International Drug Policy Expert Ethan Nadelmann Available for Comment on Significance and Impact of New Law

For Immediate Release: Friday, August 21, 2009. Contact: Tony Newman 646-335-5384 or Ethan Nadelmann 646-335-2240

Possession of small amounts of drugs including heroin, cocaine and marijuana is now decriminalized in Mexico. The new law, which takes effect today, removes criminal penalties for possession of drugs considered to be for personal use – e.g., up to 5 grams of marijuana (roughly three to five joints) and half a gram of cocaine, (equivalent of three to eight “lines”). The law will offer treatment instead of incarceration for people caught with personal use.

A similar decriminalization bill passed Mexico’s Congress in 2006 but the Fox administration decided not to sign it, reportedly because of opposition in the United States.  

Statement from Ethan Nadelmann, executive director of the Drug Policy Alliance.

“Mexico’s new law to decriminalize personal possession of illicit drugs is consistent with the broader trend throughout Western Europe, Canada and other parts of Latin America to stop treating drug use and possession as a criminal problem.  But it contrasts sharply with the United States, where arrests for marijuana possession hit a record high last year – roughly 800,000 annually – and now represent nearly half of all drug arrests nationwide.

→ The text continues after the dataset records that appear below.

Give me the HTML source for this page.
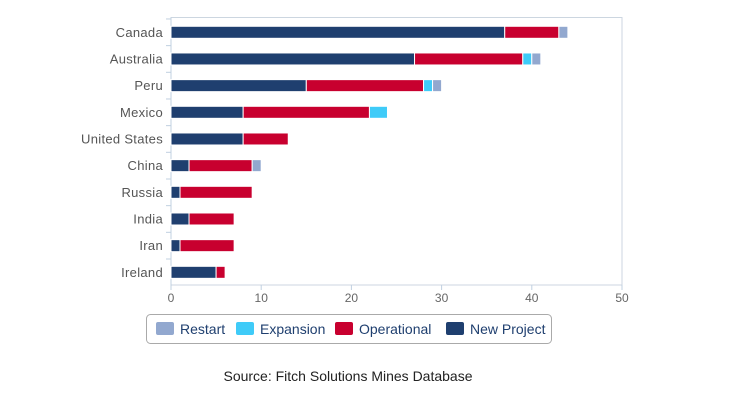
<!DOCTYPE html>
<html><head><meta charset="utf-8"><style>
body{margin:0;background:#fff;width:730px;height:413px;overflow:hidden;font-family:"Liberation Sans","DejaVu Sans",sans-serif}
</style></head><body>
<svg id="chart" width="730" height="413" xmlns="http://www.w3.org/2000/svg"></svg>
<script>
const categories=["Canada","Australia","Peru","Mexico","United States","China","Russia","India","Iran","Ireland"];
const newProject=[37,27,15,8,8,2,1,2,1,5];
const operational=[6,12,13,14,5,7,8,5,6,1];
const expansion=[0,1,1,2,0,0,0,0,0,0];
const restart=[1,1,1,0,0,1,0,0,0,0];
const xTicks=[0,10,20,30,40,50];
const seriesNames=["New Project","Operational","Expansion","Restart"];
const seriesColors=["#1f3f6f","#c8002f","#3fcbf8","#92a8cf"];

const svg=document.getElementById('chart');
const NS='http://www.w3.org/2000/svg';
const L=171,R=622,T=17.5,B=285;
const x=v=>L+(v/50)*(R-L);
const band=26.67;
const yc=i=>32.3+band*i;
function mk(tag,attrs,parent){const e=document.createElementNS(NS,tag);for(const k in attrs)e.setAttribute(k,attrs[k]);(parent||svg).appendChild(e);return e;}

const frame=mk('rect',{x:L,y:T,width:R-L,height:B-T,fill:'none',stroke:'#ccd6e0','stroke-width':1});


const ax=mk('line',{x1:L,y1:T,x2:L,y2:B,stroke:'#c0d0e0'});



categories.forEach((c,i)=>{
  const t=mk('text',{x:L-8,y:yc(i)+4.5,'text-anchor':'end','font-size':13,fill:'#555','letter-spacing':'0.3'});
  t.textContent=c;
  
  
  const ty=yc(i)-band/2;
  const tk=mk('line',{x1:L-5,y1:ty,x2:L,y2:ty,stroke:'#c0d0e0'});
  
  
  const series=[newProject,operational,expansion,restart];
  let acc=0;
  series.forEach((s,si)=>{
    const v=s[i];
    if(v>0){
      const r=mk('rect',{x:x(acc),y:yc(i)-6,width:x(acc+v)-x(acc),height:12,fill:seriesColors[si],stroke:'#fff','stroke-width':1});
      
      
    }
    acc+=v;
  });
});
xTicks.forEach(v=>{
  const tk=mk('line',{x1:x(v),y1:B,x2:x(v),y2:B+5,stroke:'#c0d0e0'});
  
  
  const t=mk('text',{x:x(v),y:B+17,'text-anchor':'middle','font-size':12,fill:'#666'});
  t.textContent=v;
  
  
});
const lg=mk('g',{});


mk('rect',{x:146.5,y:314.5,width:405,height:29,rx:4,fill:'#fff',stroke:'#aaa'},lg);
const legendOrder=[3,2,1,0];
const lx=[156,236,335,446];
legendOrder.forEach((si,k)=>{
  const g=mk('g',{},lg);
  
  
  mk('rect',{x:lx[k],y:322,width:18,height:13,rx:2,fill:seriesColors[si]},g);
  const t=mk('text',{x:lx[k]+24,y:334,'font-size':14,fill:'#1f3f6f'},g);
  t.textContent=seriesNames[si];
});
const src=mk('text',{x:348,y:381,'text-anchor':'middle','font-size':14,fill:'#222'});
src.textContent='Source: Fitch Solutions Mines Database';


</script>
</body></html>
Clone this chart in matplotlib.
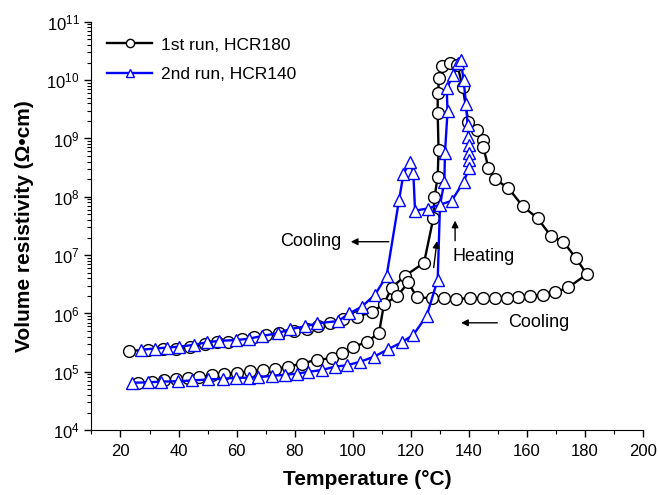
import numpy as np
import matplotlib
matplotlib.use("Agg")
import matplotlib.pyplot as plt

plt.rcParams['font.family'] = ['Liberation Sans', 'DejaVu Sans']
plt.rcParams['mathtext.fontset'] = 'custom'
plt.rcParams['mathtext.rm'] = 'Liberation Sans'
plt.rcParams['font.size'] = 12

# === 1st run, HCR180 ===
t1_heat = [26.1, 30.7, 34.9, 39.3, 43.3, 47.1, 51.4, 55.6, 60.0, 64.6, 69.0, 73.2,
           77.8, 82.4, 87.8, 92.8, 96.2, 100.2, 104.8, 109.1, 110.8, 113.4, 118.0,
           124.6, 127.8, 128.2, 129.3, 129.6, 129.3, 129.3, 129.9, 130.7, 133.6,
           136.1, 137.9, 139.9, 142.8, 144.8, 145.0, 146.8, 149.1, 153.7, 158.6,
           163.7, 168.4, 172.6, 176.9, 180.7]
r1_heat = [6.5e4, 6.8e4, 7.1e4, 7.4e4, 7.8e4, 8.1e4, 8.7e4, 9.1e4, 9.5e4, 1.02e5, 1.07e5, 1.12e5,
           1.23e5, 1.38e5, 1.62e5, 1.7e5, 2.1e5, 2.7e5, 3.2e5, 4.7e5, 1.45e6, 2.75e6, 4.4e6,
           7.4e6, 4.3e7, 9.8e7, 2.2e8, 6.3e8, 2.75e9, 6.0e9, 1.07e10, 1.74e10, 1.95e10,
           1.8e10, 7.6e9, 1.9e9, 1.4e9, 9.3e8, 7.2e8, 3.1e8, 2.0e8, 1.4e8, 6.9e7,
           4.3e7, 2.1e7, 1.7e7, 8.9e6, 4.7e6]
t1_cool = [174.3, 169.8, 165.5, 161.1, 157.1, 153.1, 149.1, 144.8, 140.4, 135.6, 131.4,
           127.2, 122.1, 119.2, 115.4, 106.6, 101.6, 96.8, 92.2, 88.1, 84.1, 79.8, 74.7,
           70.3, 66.1, 61.7, 57.1, 53.4, 49.1, 44.1, 39.1, 34.7, 29.5, 23.0]
r1_cool = [2.8e6, 2.3e6, 2.1e6, 2.0e6, 1.9e6, 1.86e6, 1.82e6, 1.82e6, 1.82e6, 1.78e6, 1.82e6,
           1.82e6, 1.9e6, 3.4e6, 2.0e6, 1.07e6, 8.7e5, 7.9e5, 6.9e5, 6.0e5, 5.5e5, 5.0e5, 4.7e5,
           4.3e5, 4.0e5, 3.7e5, 3.2e5, 3.2e5, 2.95e5, 2.7e5, 2.5e5, 2.45e5, 2.35e5, 2.3e5]

# === 2nd run, HCR140 ===
t2_heat = [24.1, 29.5, 34.1, 39.9, 44.5, 50.2, 55.2, 59.8, 64.3, 67.4, 72.1, 76.7,
           80.7, 84.7, 89.3, 93.9, 97.9, 102.5, 107.4, 112.3, 116.9, 120.9, 125.5,
           129.3, 130.1, 131.6, 131.8, 132.7, 132.4, 134.7, 136.4, 137.3]
r2_heat = [6.5e4, 6.6e4, 6.8e4, 6.9e4, 7.1e4, 7.4e4, 7.6e4, 7.9e4, 7.9e4, 8.1e4, 8.5e4, 8.9e4,
           9.3e4, 1.0e5, 1.07e5, 1.23e5, 1.29e5, 1.48e5, 1.82e5, 2.45e5, 3.2e5, 4.3e5, 9.1e5,
           3.8e6, 7.2e7, 1.8e8, 5.6e8, 2.9e9, 7.2e9, 1.23e10, 1.95e10, 2.2e10]
t2_cool = [138.2, 139.1, 139.6, 139.9, 140.1, 140.1, 140.2, 140.2, 138.2, 134.1, 125.9,
           121.5, 120.9, 119.8, 117.5, 116.0, 111.7, 107.7, 103.1, 98.8, 95.0, 87.8, 83.6,
           78.4, 74.3, 68.6, 64.3, 59.8, 54.0, 49.7, 45.3, 40.2, 35.9, 31.8, 27.2]
r2_cool = [1.0e10, 3.9e9, 1.7e9, 1.07e9, 7.8e8, 5.6e8, 4.2e8, 3.1e8, 1.8e8, 8.5e7, 6.3e7,
           5.8e7, 2.6e8, 4.0e8, 2.45e8, 8.9e7, 4.4e6, 2.1e6, 1.3e6, 1.0e6, 7.4e5, 6.8e5, 6.0e5,
           5.4e5, 4.6e5, 4.1e5, 3.7e5, 3.5e5, 3.4e5, 3.2e5, 2.9e5, 2.7e5, 2.6e5, 2.5e5, 2.4e5]

t1 = np.concatenate([t1_heat, t1_cool])
r1 = np.concatenate([r1_heat, r1_cool])
t2 = np.concatenate([t2_heat, t2_cool])
r2 = np.concatenate([r2_heat, r2_cool])

fig = plt.figure(figsize=(6.58, 4.95), dpi=100)
ax = fig.add_axes([0.139, 0.131, 0.838, 0.825])

ax.plot(t1, r1, '-o', color='black', lw=1.7, ms=8.5, mfc='white', mec='black', mew=1.0,
        label='1st run, HCR180')
ax.plot(t2, r2, '-^', color='#0000ff', lw=1.7, ms=9, mfc='white', mec='#0000ff', mew=1.0,
        label='2nd run, HCR140')

ax.set_yscale('log')
ax.set_xlim(10, 200)
ax.set_ylim(1e4, 1e11)
ax.set_xticks(np.arange(20, 201, 20))
ax.set_xticks(np.arange(10, 201, 10), minor=True)
ax.set_yticks([10.0**k for k in range(4, 12)])

for s in ['top', 'right']:
    ax.spines[s].set_visible(False)
ax.tick_params(which='major', direction='out', length=5, width=1, labelsize=12)
ax.tick_params(which='minor', direction='out', length=3, width=0.8)
ax.tick_params(axis='x', which='major', pad=5)

ax.set_xlabel('Temperature (°C)', fontsize=15, fontweight='bold', labelpad=8)
ax.set_ylabel('Volume resistivity (Ω•cm)', fontsize=15, fontweight='bold', labelpad=9)

leg = ax.legend(loc='upper left', bbox_to_anchor=(0.0, 1.0), frameon=False,
                handlelength=2.6, handletextpad=0.5, labelspacing=0.85, fontsize=12.5,
                markerscale=0.7)

# === Annotations ===
arrow = dict(arrowstyle='-|>', color='black', lw=1.0, mutation_scale=10)
ax.annotate('', xy=(98.4, 10**7.23), xytext=(113.4, 10**7.23), arrowprops=arrow)
ax.text(96.0, 10**7.23, 'Cooling', ha='right', va='center', fontsize=13)

ax.annotate('', xy=(129.2, 10**7.29), xytext=(127.8, 10**6.74), arrowprops=arrow)
ax.annotate('', xy=(135.3, 10**7.64), xytext=(135.3, 10**7.2), arrowprops=arrow)
ax.text(134.5, 10**6.97, 'Heating', ha='left', va='center', fontsize=13)

ax.annotate('', xy=(136.4, 10**5.84), xytext=(150.8, 10**5.84), arrowprops=arrow)
ax.text(153.6, 10**5.84, 'Cooling', ha='left', va='center', fontsize=13)

plt.savefig('out.png', dpi=100)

“This new law is a step in the right direction toward removing criminal penalties for people who possess small amounts of drugs for their own use. But Mexican authorities need to avoid the temptation to arrest even more people for other low level drug offenses—a possibility that this law allows.

“Mexico is trying to make the right choices on law enforcement priorities; it’s time for the United States to do the same.”